##### SUPPLIED ENTRIES #####

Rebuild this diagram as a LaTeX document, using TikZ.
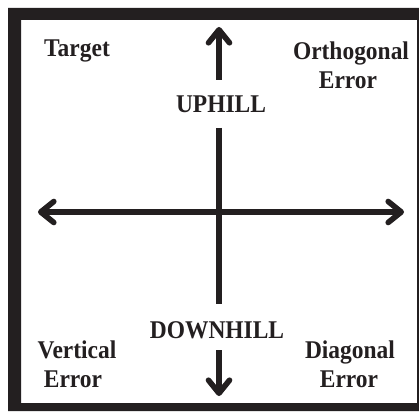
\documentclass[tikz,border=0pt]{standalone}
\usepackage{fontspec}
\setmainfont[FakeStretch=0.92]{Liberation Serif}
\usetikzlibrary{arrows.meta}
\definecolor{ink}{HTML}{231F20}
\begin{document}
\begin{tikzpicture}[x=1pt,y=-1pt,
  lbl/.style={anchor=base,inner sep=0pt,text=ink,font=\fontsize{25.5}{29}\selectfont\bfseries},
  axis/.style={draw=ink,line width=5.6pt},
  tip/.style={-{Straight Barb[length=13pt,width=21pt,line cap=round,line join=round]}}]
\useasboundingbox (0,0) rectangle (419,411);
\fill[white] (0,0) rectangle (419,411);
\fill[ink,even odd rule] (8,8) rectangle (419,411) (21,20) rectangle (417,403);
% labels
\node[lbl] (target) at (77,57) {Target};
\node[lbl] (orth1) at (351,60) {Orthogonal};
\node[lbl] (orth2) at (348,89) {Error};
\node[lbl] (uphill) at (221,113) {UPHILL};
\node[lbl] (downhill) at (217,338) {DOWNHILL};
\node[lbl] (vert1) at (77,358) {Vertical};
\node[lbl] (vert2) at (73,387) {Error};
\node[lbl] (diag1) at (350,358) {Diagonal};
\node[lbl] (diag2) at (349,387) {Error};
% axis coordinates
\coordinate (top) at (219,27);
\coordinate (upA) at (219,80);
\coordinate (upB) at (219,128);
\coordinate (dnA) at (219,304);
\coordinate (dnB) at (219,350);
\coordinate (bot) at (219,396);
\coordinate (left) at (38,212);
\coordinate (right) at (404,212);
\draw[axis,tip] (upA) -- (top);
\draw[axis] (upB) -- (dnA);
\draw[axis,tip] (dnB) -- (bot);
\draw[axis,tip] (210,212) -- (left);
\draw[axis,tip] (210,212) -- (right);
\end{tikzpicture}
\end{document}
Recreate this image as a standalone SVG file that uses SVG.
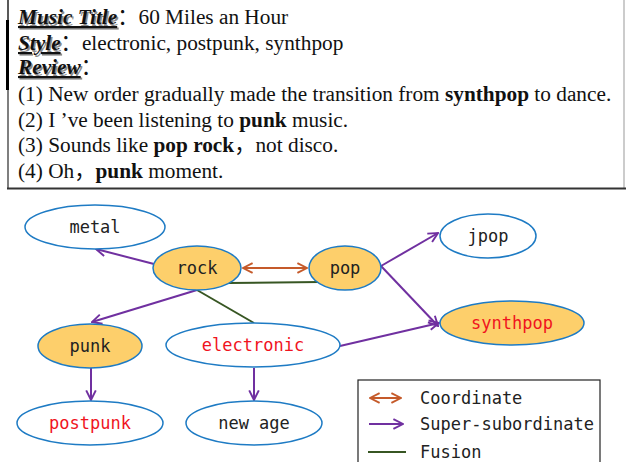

#####

(WORK TO BE COMPLETED): Copy the records above exactly. The pictures are not part of the copy.

(RESULT):
Rebuild this diagram as a LaTeX document, using TikZ.
\documentclass[tikz,border=0pt]{standalone}
\usepackage{fontspec}
\setmainfont[FakeStretch=0.92]{Liberation Serif}
\usetikzlibrary{arrows.meta}
\definecolor{ink}{HTML}{231F20}
\begin{document}
\begin{tikzpicture}[x=1pt,y=-1pt,
  lbl/.style={anchor=base,inner sep=0pt,text=ink,font=\fontsize{25.5}{29}\selectfont\bfseries},
  axis/.style={draw=ink,line width=5.6pt},
  tip/.style={-{Straight Barb[length=13pt,width=21pt,line cap=round,line join=round]}}]
\useasboundingbox (0,0) rectangle (419,411);
\fill[white] (0,0) rectangle (419,411);
\fill[ink,even odd rule] (8,8) rectangle (419,411) (21,20) rectangle (417,403);
% labels
\node[lbl] (target) at (77,57) {Target};
\node[lbl] (orth1) at (351,60) {Orthogonal};
\node[lbl] (orth2) at (348,89) {Error};
\node[lbl] (uphill) at (221,113) {UPHILL};
\node[lbl] (downhill) at (217,338) {DOWNHILL};
\node[lbl] (vert1) at (77,358) {Vertical};
\node[lbl] (vert2) at (73,387) {Error};
\node[lbl] (diag1) at (350,358) {Diagonal};
\node[lbl] (diag2) at (349,387) {Error};
% axis coordinates
\coordinate (top) at (219,27);
\coordinate (upA) at (219,80);
\coordinate (upB) at (219,128);
\coordinate (dnA) at (219,304);
\coordinate (dnB) at (219,350);
\coordinate (bot) at (219,396);
\coordinate (left) at (38,212);
\coordinate (right) at (404,212);
\draw[axis,tip] (upA) -- (top);
\draw[axis] (upB) -- (dnA);
\draw[axis,tip] (dnB) -- (bot);
\draw[axis,tip] (210,212) -- (left);
\draw[axis,tip] (210,212) -- (right);
\end{tikzpicture}
\end{document}
Recreate this image as a standalone SVG file that uses SVG.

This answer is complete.